▼

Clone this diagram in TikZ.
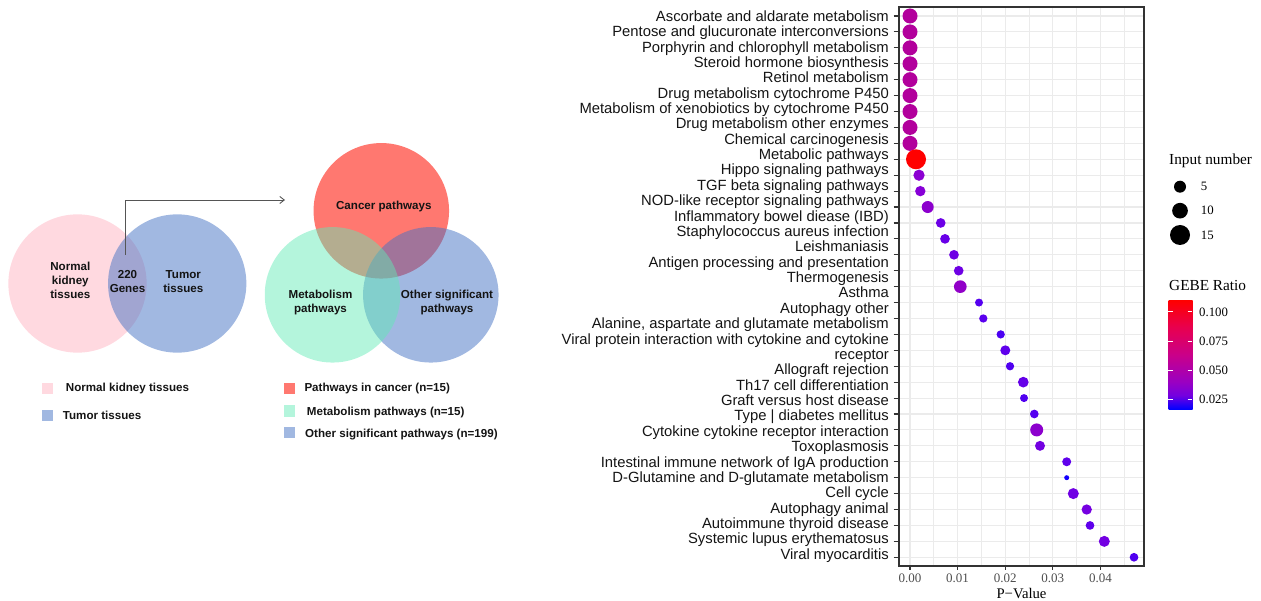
\documentclass[tikz,border=0pt]{standalone}
\usepackage{fontspec}
\setmainfont{Liberation Serif}
\newfontfamily\arialf{Liberation Sans}
\usetikzlibrary{arrows.meta}

\definecolor{pinkc}{RGB}{255,217,224}
\definecolor{bluec}{RGB}{68,114,196}
\definecolor{bluel}{RGB}{161,184,225}
\definecolor{redc}{RGB}{255,120,112}
\definecolor{greenc}{RGB}{96,234,181}
\definecolor{greenl}{RGB}{180,245,220}
\definecolor{gridc}{RGB}{235,235,235}
\definecolor{axisc}{RGB}{51,51,51}
\definecolor{ticklab}{RGB}{77,77,77}
\definecolor{arrowc}{RGB}{85,85,85}
\definecolor{txtc}{RGB}{20,20,20}
\definecolor{gc12}{RGB}{115,0,224}
\definecolor{gc25}{RGB}{154,0,194}
\definecolor{gc50}{RGB}{202,0,137}
\definecolor{gc75}{RGB}{232,0,79}
\definecolor{gblue}{RGB}{0,0,255}
\definecolor{gred}{RGB}{255,0,0}
\pgfdeclareverticalshading{gebe}{100bp}{color(0bp)=(gblue); color(25bp)=(gblue); color(31.25bp)=(gc12); color(37.5bp)=(gc25); color(50bp)=(gc50); color(62.5bp)=(gc75); color(75bp)=(gred); color(100bp)=(gred)}

\newcommand\plab[3]{\node[plabel] (#2) at (889,{21.3+(#1-1)*15.37}) {#3};}

\begin{document}
\begin{tikzpicture}[x=1pt,y=-1pt,
  venn/.style={circle, inner sep=0pt, draw=none, minimum size=138.3pt},
  venntwo/.style={circle, inner sep=0pt, draw=none, minimum size=135.5pt},
  vtext/.style={align=center, inner sep=0pt, text=txtc, font=\arialf\bfseries\fontsize{11.6}{14}\selectfont},
  ltext/.style={anchor=base west, inner sep=0pt, text=txtc, font=\arialf\bfseries\fontsize{11.6}{14}\selectfont},
  sq/.style={rectangle, inner sep=0pt, draw=none, minimum size=11.5pt},
  arrowline/.style={draw=arrowc, line width=0.9pt, -{Straight Barb[length=4.5pt,width=7pt]}},
  plabel/.style={anchor=base east, inner sep=0pt, text=txtc, font=\arialf\fontsize{14.8}{15.4}\selectfont},
  gridmajor/.style={draw=gridc, line width=1.1pt},
  gridminor/.style={draw=gridc, line width=0.7pt},
  panel/.style={draw=axisc, line width=1.1pt},
  tickmark/.style={draw=axisc, line width=1.1pt},
  xlab/.style={anchor=base, inner sep=0pt, text=ticklab, font=\fontsize{13}{15}\selectfont},
  dot/.style={circle, inner sep=0pt, draw=none},
  legtitle/.style={anchor=base west, inner sep=0pt, text=black, font=\fontsize{15.3}{17}\selectfont},
  leglab/.style={anchor=base west, inner sep=0pt, text=black, font=\fontsize{12.8}{15}\selectfont},
  cbtick/.style={draw=white, line width=0.8pt}
]
\useasboundingbox (0,0) rectangle (1261,601);

% ---------- first Venn ----------
\node[venn, fill=pinkc] (normal) at (77.5,283.5) {};
\node[venn, fill=bluec, fill opacity=0.5] (tumor) at (177.2,283.5) {};
\node[vtext] (normaltxt) at (70.3,280.6) {Normal\\kidney\\tissues};
\node[vtext] (genes) at (127.5,281.5) {220\\Genes};
\node[vtext] (tumortxt) at (183.3,281.5) {Tumor\\tissues};

\coordinate (arrowstart) at (125,255);
\coordinate (arrowend) at (285,200);
\draw[arrowline] (arrowstart) |- (arrowend);

% ---------- second Venn ----------
\node[venntwo, fill=redc] (cancer) at (381.3,210.8) {};
\node[venntwo, fill=bluec, fill opacity=0.5] (other) at (430.8,294.8) {};
\node[venntwo, fill=greenc, fill opacity=0.47] (metab) at (332.5,294.8) {};
\node[vtext] (cancertxt) at (383.8,206.1) {Cancer pathways};
\node[vtext] (metabtxt) at (320.5,302.6) {Metabolism\\pathways};
\node[vtext] (othertxt) at (447,302.6) {Other significant\\pathways};

% ---------- Venn legends ----------
\node[sq, fill=pinkc] (lgnormal) at (47.5,388.7) {};
\node[ltext] (lgnormaltxt) at (65.7,391.8) {Normal kidney tissues};
\node[sq, fill=bluel] (lgtumor) at (47.5,415.5) {};
\node[ltext] (lgtumortxt) at (62.7,419.4) {Tumor tissues};
\node[sq, fill=redc] (lgcancer) at (289.7,388.3) {};
\node[ltext] (lgcancertxt) at (304.3,391.8) {Pathways in cancer (n=15)};
\node[sq, fill=greenl] (lgmetab) at (289.7,411) {};
\node[ltext] (lgmetabtxt) at (306.7,415.1) {Metabolism pathways (n=15)};
\node[sq, fill=bluel] (lgother) at (289.7,432.7) {};
\node[ltext] (lgothertxt) at (305,437.1) {Other significant pathways (n=199)};

% ---------- dot plot panel ----------
\fill[white] (899,7) rectangle (1144,566);
\foreach \k in {0,...,4} {
  \draw[gridminor] ({933.8+\k*47.6},7) -- ({933.8+\k*47.6},566);
}
\foreach \i in {1,...,35} {
  \draw[gridmajor] (899,{16+(\i-1)*15.92}) -- (1144,{16+(\i-1)*15.92});
  \draw[tickmark] (893.5,{16+(\i-1)*15.92}) -- (899,{16+(\i-1)*15.92});
}
\foreach \k/\t in {0/0.00,1/0.01,2/0.02,3/0.03,4/0.04} {
  \draw[gridmajor] ({910+\k*47.6},7) -- ({910+\k*47.6},566);
  \draw[tickmark] ({910+\k*47.6},566) -- ({910+\k*47.6},569.5);
  \node[xlab] (xt\k) at ({910+\k*47.6},582.7) {\t};
}
\foreach \i/\xx/\dd/\cr/\cb in {
  1/910/15pt/178/156, 2/910/15pt/178/156, 3/910/15pt/178/156,
  4/910/15pt/178/156, 5/910/15pt/178/156, 6/910/15pt/178/156,
  7/910/15pt/178/156, 8/910/15pt/178/156, 9/910/15pt/178/156,
  10/916/20pt/255/0, 11/919/11.3pt/140/210, 12/920.3/10.4pt/135/215,
  13/927.7/12pt/140/205, 14/940.7/9.7pt/108/230, 15/945/9.7pt/105/232,
  16/954/9.7pt/110/228, 17/958.7/9.7pt/110/228, 18/960.3/12.7pt/145/200,
  19/979/8pt/85/240, 20/983.3/8.3pt/90/238, 21/1000.7/8.3pt/75/242,
  22/1005.3/10pt/95/236, 23/1010/8.3pt/80/240, 24/1023.3/10.7pt/100/232,
  25/1024/8pt/80/240, 26/1034.3/8.7pt/85/240, 27/1036.7/13pt/140/205,
  28/1040/10pt/115/225, 29/1066.7/9pt/95/236, 30/1066.7/5pt/20/255,
  31/1073.3/11pt/112/228, 32/1086.7/10.3pt/118/225, 33/1090/8.7pt/95/236,
  34/1104.3/11pt/115/226, 35/1134/8.7pt/80/240} {
  \node[dot, minimum size=\dd, fill={rgb,255:red,\cr;green,0;blue,\cb}] (d\i) at (\xx,{16+(\i-1)*15.92}) {};
}
\draw[panel] (899,7) rectangle (1144,566);
\node[anchor=base, inner sep=0pt, font=\fontsize{14.7}{16}\selectfont] (xtitle) at (1021.5,598) {P−Value};

% ---------- row labels ----------
\plab{1}{l1}{Ascorbate and aldarate metabolism}
\plab{2}{l2}{Pentose and glucuronate interconversions}
\plab{3}{l3}{Porphyrin and chlorophyll metabolism}
\plab{4}{l4}{Steroid hormone biosynthesis}
\plab{5}{l5}{Retinol metabolism}
\plab{6}{l6}{Drug metabolism cytochrome P450}
\plab{7}{l7}{Metabolism of xenobiotics by cytochrome P450}
\plab{8}{l8}{Drug metabolism other enzymes}
\plab{9}{l9}{Chemical carcinogenesis}
\plab{10}{l10}{Metabolic pathways}
\plab{11}{l11}{Hippo signaling pathways}
\plab{12}{l12}{TGF beta signaling pathways}
\plab{13}{l13}{NOD-like receptor signaling pathways}
\plab{14}{l14}{Inflammatory bowel diease (IBD)}
\plab{15}{l15}{Staphylococcus aureus infection}
\plab{16}{l16}{Leishmaniasis}
\plab{17}{l17}{Antigen processing and presentation}
\plab{18}{l18}{Thermogenesis}
\plab{19}{l19}{Asthma}
\plab{20}{l20}{Autophagy other}
\plab{21}{l21}{Alanine, aspartate and glutamate metabolism}
\plab{22}{l22}{Viral protein interaction with cytokine and cytokine}
\plab{23}{l22b}{receptor}
\plab{24}{l23}{Allograft rejection}
\plab{25}{l24}{Th17 cell differentiation}
\plab{26}{l25}{Graft versus host disease}
\plab{27}{l26}{Type | diabetes mellitus}
\plab{28}{l27}{Cytokine cytokine receptor interaction}
\plab{29}{l28}{Toxoplasmosis}
\plab{30}{l29}{Intestinal immune network of IgA production}
\plab{31}{l30}{D-Glutamine and D-glutamate metabolism}
\plab{32}{l31}{Cell cycle}
\plab{33}{l32}{Autophagy animal}
\plab{34}{l33}{Autoimmune thyroid disease}
\plab{35}{l34}{Systemic lupus erythematosus}
\plab{36}{l35}{Viral myocarditis}

% ---------- size legend ----------
\node[legtitle] (sizetitle) at (1169,165) {Input number};
\node[dot, fill=black, minimum size=12pt] (s5) at (1180,186.7) {};
\node[dot, fill=black, minimum size=15.7pt] (s10) at (1180,210.7) {};
\node[dot, fill=black, minimum size=20pt] (s15) at (1180,235) {};
\node[leglab] (s5txt) at (1200.7,191) {5};
\node[leglab] (s10txt) at (1200.7,215) {10};
\node[leglab] (s15txt) at (1200.7,239.3) {15};

% ---------- colour legend ----------
\node[legtitle] (coltitle) at (1169,290.7) {GEBE Ratio};
\node[rectangle, inner sep=0pt, minimum width=24pt, minimum height=109pt, shading=gebe, anchor=north west] (cbar) at (1168.3,300) {};
\foreach \yy/\t in {311.7/0.100, 341/0.075, 370/0.050, 399/0.025} {
  \draw[cbtick] (1168.3,\yy) -- (1173,\yy);
  \draw[cbtick] (1187.6,\yy) -- (1192.3,\yy);
  \node[leglab] at (1199,{\yy+4.4}) {\t};
}
\end{tikzpicture}
\end{document}
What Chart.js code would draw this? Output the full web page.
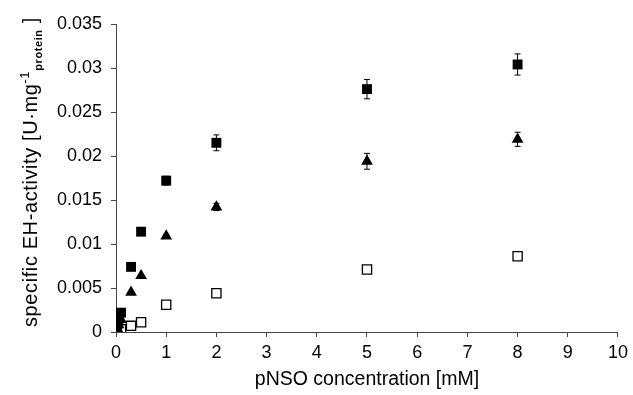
<!DOCTYPE html>
<html>
<head>
<meta charset="utf-8">
<script src="https://cdn.jsdelivr.net/npm/chart.js@4"></script>
<style>
  html, body { margin: 0; padding: 0; background: #fff; }
  #wrap { width: 633px; height: 395px; position: relative; }
</style>
</head>
<body>
<div id="wrap"><canvas id="grafico"></canvas></div>
<script>
// concentraciones pNSO [mM]
const conc = [0.025, 0.05, 0.1, 0.3, 0.5, 1, 2, 5, 8];
// actividad especifica, tres series
const serieLlena = [0.0008, 0.0015, 0.0022, 0.0074, 0.0114, 0.0172, 0.0215, 0.0276, 0.0304];
const errLlena   = [0, 0, 0, 0, 0.0002, 0.0005, 0.0009, 0.0011, 0.0012];
const serieTri   = [0.0004, 0.0008, 0.0014, 0.0045, 0.0064, 0.0109, 0.0142, 0.0194, 0.0219];
const errTri     = [0, 0, 0, 0, 0, 0.0002, 0.0004, 0.0009, 0.0008];
const serieVacia = [0.0001, 0.0002, 0.0003, 0.0007, 0.0011, 0.0031, 0.0044, 0.0071, 0.0086];
const errVacia   = [0, 0, 0, 0, 0, 0, 0, 0, 0];

const ticksX = [0, 1, 2, 3, 4, 5, 6, 7, 8, 9, 10];
const ticksY = [0, 0.005, 0.01, 0.015, 0.02, 0.025, 0.03, 0.035];

const fuente = 'Liberation Sans, Arial, sans-serif';

function puntos(ys) {
    return conc.map((x, i) => ({ x: x, y: ys[i] }));
}

// barras de error dibujadas con las escalas del grafico
const barrasError = {
    id: 'barrasError',
    afterDatasetsDraw(chart) {
        const ctx = chart.ctx;
        const xs = chart.scales.x, ys = chart.scales.y;
        chart.data.datasets.forEach(ds => {
            ds.errores.forEach((e, i) => {
                if (!e) return;
                const px = xs.getPixelForValue(conc[i]);
                const y1 = ys.getPixelForValue(ds.data[i].y + e);
                const y2 = ys.getPixelForValue(ds.data[i].y - e);
                ctx.save();
                ctx.strokeStyle = '#000';
                ctx.lineWidth = 1;
                ctx.beginPath();
                ctx.moveTo(px, y1); ctx.lineTo(px, y2);
                ctx.moveTo(px - 3, y1); ctx.lineTo(px + 3, y1);
                ctx.moveTo(px - 3, y2); ctx.lineTo(px + 3, y2);
                ctx.stroke();
                ctx.restore();
            });
        });
    }
};

// titulo del eje y con superindice y subindice
const tituloY = {
    id: 'tituloY',
    afterDraw(chart) {
        const ctx = chart.ctx;
        const partes = [
            { t: 'specific EH-activity [U\u00b7mg', f: '20px ' + fuente, dy: 0 },
            { t: '-1', f: '13px ' + fuente, dy: -8 },
            { t: 'protein', f: 'bold 11px ' + fuente, dy: 5 },
            { t: ' ]', f: '20px ' + fuente, dy: 0 }
        ];
        ctx.save();
        ctx.letterSpacing = '0.6px';
        let total = 0;
        partes.forEach(p => { ctx.font = p.f; p.w = ctx.measureText(p.t).width; total += p.w; });
        ctx.translate(37, 172);
        ctx.rotate(-Math.PI / 2);
        ctx.fillStyle = '#000';
        ctx.textBaseline = 'alphabetic';
        let x = -total / 2;
        partes.forEach(p => {
            ctx.font = p.f;
            ctx.fillText(p.t, x, p.dy);
            x += p.w;
        });
        ctx.restore();
    }
};

const ctx = document.getElementById('grafico');

new Chart(ctx, {
    type: 'scatter',
    data: {
        datasets: [
            {
                label: 'llena',
                data: puntos(serieLlena),
                errores: errLlena,
                pointStyle: 'rect',
                pointRadius: 7,
                backgroundColor: '#000',
                borderColor: '#000',
                borderWidth: 0
            },
            {
                label: 'triangulo',
                data: puntos(serieTri),
                errores: errTri,
                pointStyle: 'triangle',
                pointRadius: 6.8,
                backgroundColor: '#000',
                borderColor: '#000',
                borderWidth: 0
            },
            {
                label: 'vacia',
                data: puntos(serieVacia),
                errores: errVacia,
                pointStyle: 'rect',
                pointRadius: 6.5,
                backgroundColor: '#fff',
                borderColor: '#000',
                borderWidth: 1.3
            }
        ]
    },
    plugins: [barrasError, tituloY],
    options: {
        responsive: true,
        maintainAspectRatio: false,
        animation: false,
        layout: { padding: { top: 24, right: 11, left: 0, bottom: 0 } },
        plugins: {
            legend: { display: false },
            tooltip: { enabled: false }
        },
        scales: {
            x: {
                type: 'linear',
                min: 0,
                max: 10,
                afterBuildTicks: s => { s.ticks = ticksX.map(v => ({ value: v })); },
                afterFit: s => { s.height = 63; },
                grid: { drawOnChartArea: false, tickLength: 5, color: '#444' },
                border: { color: '#444', width: 1 },
                ticks: { color: '#000', font: { family: fuente, size: 18 }, padding: 5, maxRotation: 0 },
                title: {
                    display: true,
                    text: 'pNSO concentration [mM]',
                    color: '#000',
                    font: { family: fuente, size: 19.5 },
                    padding: { top: 5 }
                }
            },
            y: {
                min: 0,
                max: 0.035,
                afterBuildTicks: s => { s.ticks = ticksY.map(v => ({ value: v })); },
                afterFit: s => { s.width = 116; },
                grid: { drawOnChartArea: false, tickLength: 5, color: '#444' },
                border: { color: '#444', width: 1 },
                ticks: {
                    color: '#000',
                    font: { family: fuente, size: 18 },
                    padding: 9,
                    callback: v => String(+v.toFixed(3))
                }
            }
        }
    }
});
</script>
</body>
</html>
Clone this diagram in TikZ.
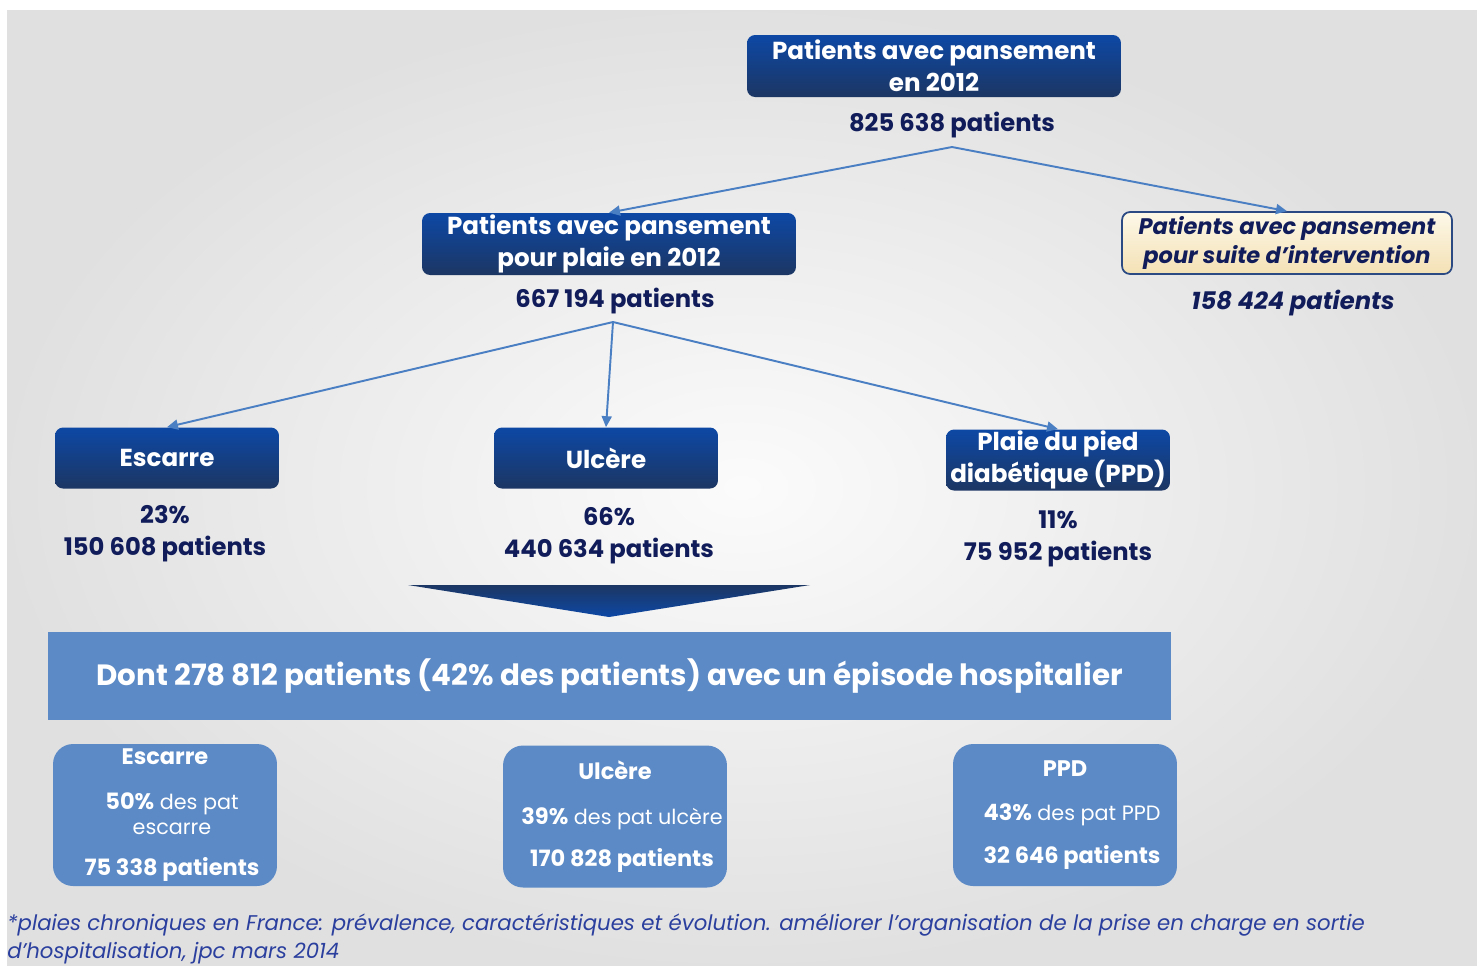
\documentclass[tikz,border=0pt]{standalone}
\usepackage{fontspec}
\setmainfont{Poppins}
\usetikzlibrary{arrows.meta}
\definecolor{navy}{HTML}{101D5A}
\definecolor{boxtop}{HTML}{0D48A5}
\definecolor{boxbot}{HTML}{1C3663}
\definecolor{midblue}{HTML}{5B8AC6}
\definecolor{linkblue}{HTML}{4B7FC3}
\definecolor{beigetop}{HTML}{FDF8E8}
\definecolor{beigebot}{HTML}{F4E1B5}
\definecolor{beigeline}{HTML}{2B4A84}
\definecolor{notecol}{HTML}{2A3F9E}
\newcommand{\boxfont}{\fontsize{14}{18.2}\selectfont\bfseries}
\newcommand{\cntfont}{\fontsize{13.8}{18.2}\selectfont\bfseries}
\newcommand{\lowfont}{\fontsize{11.8}{14.2}\selectfont}
\newcommand{\hb}{\fontsize{12.8}{14.2}\selectfont\bfseries}
\newcommand{\indentline}{\hspace*{0.28cm}}
\tikzset{
  darkbox/.style={rounded corners=0.16cm, top color=boxtop, bottom color=boxbot,
    text=white, font=\boxfont, align=center, inner sep=0pt,
    minimum width=7.48cm, minimum height=1.24cm},
  catbox/.style={darkbox, minimum width=4.48cm, minimum height=1.22cm},
  beigebox/.style={rounded corners=0.16cm, top color=beigetop, bottom color=beigebot,
    draw=beigeline, line width=1pt, text=navy,
    font=\fontsize{12.8}{17}\selectfont\bfseries\itshape, align=center,
    inner sep=0pt, minimum width=6.6cm, minimum height=1.24cm},
  count/.style={text=navy, font=\cntfont, align=center, inner sep=0pt},
  link/.style={draw=linkblue, line width=1.1pt, -{Triangle[length=0.22cm,width=0.2cm]}},
  hospbox/.style={rounded corners=0.4cm, fill=midblue, text=white, font=\lowfont,
    align=center, inner sep=0pt, minimum width=4.48cm, minimum height=2.84cm},
}
\begin{document}
\begin{tikzpicture}[x=0.02cm, y=-0.02cm]
\useasboundingbox (0,0) rectangle (1477,965);
% background
\shade[inner color=white!97!gray, outer color=white!76!gray] (7,10) rectangle (1477,965);

% level 1
\node[darkbox] (total) at (934,66) {Patients avec pansement\\en 2012};
\node[count] (ntotal) at (952,125) {825 638 patients};
\coordinate (fork1) at (952,147);

% level 2
\node[darkbox] (plaie) at (609,244) {Patients avec pansement\\pour plaie en 2012};
\node[count] (nplaie) at (615,301) {667 194 patients};
\node[beigebox] (interv) at (1287,243) {Patients avec pansement\\pour suite d'intervention};
\node[count, font=\cntfont\itshape] (ninterv) at (1293,303) {158 424 patients};
\coordinate (fork2) at (613,322);

\draw[link] (fork1) -- (plaie.north);
\draw[link] (fork1) -- (interv.north);

% level 3
\node[catbox] (escarre) at (167,458) {Escarre};
\node[catbox] (ulcere) at (606,458) {Ulcère};
\node[catbox] (ppd) at (1058,460) {Plaie du pied\\diabétique (PPD)};
\node[count] (nescarre) at (165,534) {23\%\\150 608 patients};
\node[count] (nulcere) at (609,536) {66\%\\440 634 patients};
\node[count] (nppd) at (1058,539) {11\%\\75 952 patients};

\draw[link] (fork2) -- (escarre.north);
\draw[link] (fork2) -- (ulcere.north);
\draw[link] (fork2) -- (ppd.north);

% hospital stays
\shade[top color=boxbot, bottom color=boxtop] (408,585) -- (810,585) -- (609,617) -- cycle;
\node[fill=midblue, text=white, font=\fontsize{16.7}{18}\selectfont\bfseries,
  minimum width=22.46cm, minimum height=1.76cm, inner sep=0pt] (hosp) at (609.5,676)
  {Dont 278 812 patients (42\% des patients) avec un épisode hospitalier};

\node[hospbox] (hescarre) at (165,815) {\hb Escarre\\[11.3pt]
  \indentline{\hb 50\%} des pat\\\indentline escarre\\[9.2pt]\hb\indentline 75 338 patients};
\node[hospbox] (hulcere) at (615,816.5) {\hb Ulcère\\[11.3pt]
  \indentline{\hb 39\%} des pat ulcère\\[9.7pt]\hb\indentline 170 828 patients};
\node[hospbox] (hppd) at (1065,815) {\hb PPD\\[11.3pt]
  \indentline{\hb 43\%} des pat PPD\\[10.2pt]\hb\indentline 32 646 patients};

% source
\node[anchor=north west, text=notecol, font=\fontsize{12.1}{15.5}\selectfont\itshape,
  align=left, inner sep=0pt] (source) at (7,914)
  {*plaies chroniques en France: prévalence, caractéristiques et évolution. améliorer l’organisation de la prise en charge en sortie\\d'hospitalisation, jpc mars 2014};
\end{tikzpicture}
\end{document}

▲

TASK TO CARRY OUT
Go back to the listing above and reproduce, exactly, the stretch from the line bearing "What Chart.js code" through the line bearing "const fuente = 'Liberation", without its pictures.

WRITTEN ANSWER
What Chart.js code would draw this? Output the full web page.
<!DOCTYPE html>
<html>
<head>
<meta charset="utf-8">
<script src="https://cdn.jsdelivr.net/npm/chart.js@4"></script>
<style>
  html, body { margin: 0; padding: 0; background: #fff; }
  #wrap { width: 633px; height: 395px; position: relative; }
</style>
</head>
<body>
<div id="wrap"><canvas id="grafico"></canvas></div>
<script>
// concentraciones pNSO [mM]
const conc = [0.025, 0.05, 0.1, 0.3, 0.5, 1, 2, 5, 8];
// actividad especifica, tres series
const serieLlena = [0.0008, 0.0015, 0.0022, 0.0074, 0.0114, 0.0172, 0.0215, 0.0276, 0.0304];
const errLlena   = [0, 0, 0, 0, 0.0002, 0.0005, 0.0009, 0.0011, 0.0012];
const serieTri   = [0.0004, 0.0008, 0.0014, 0.0045, 0.0064, 0.0109, 0.0142, 0.0194, 0.0219];
const errTri     = [0, 0, 0, 0, 0, 0.0002, 0.0004, 0.0009, 0.0008];
const serieVacia = [0.0001, 0.0002, 0.0003, 0.0007, 0.0011, 0.0031, 0.0044, 0.0071, 0.0086];
const errVacia   = [0, 0, 0, 0, 0, 0, 0, 0, 0];

const ticksX = [0, 1, 2, 3, 4, 5, 6, 7, 8, 9, 10];
const ticksY = [0, 0.005, 0.01, 0.015, 0.02, 0.025, 0.03, 0.035];

const fuente = 'Liberation Sans, Arial, sans-serif';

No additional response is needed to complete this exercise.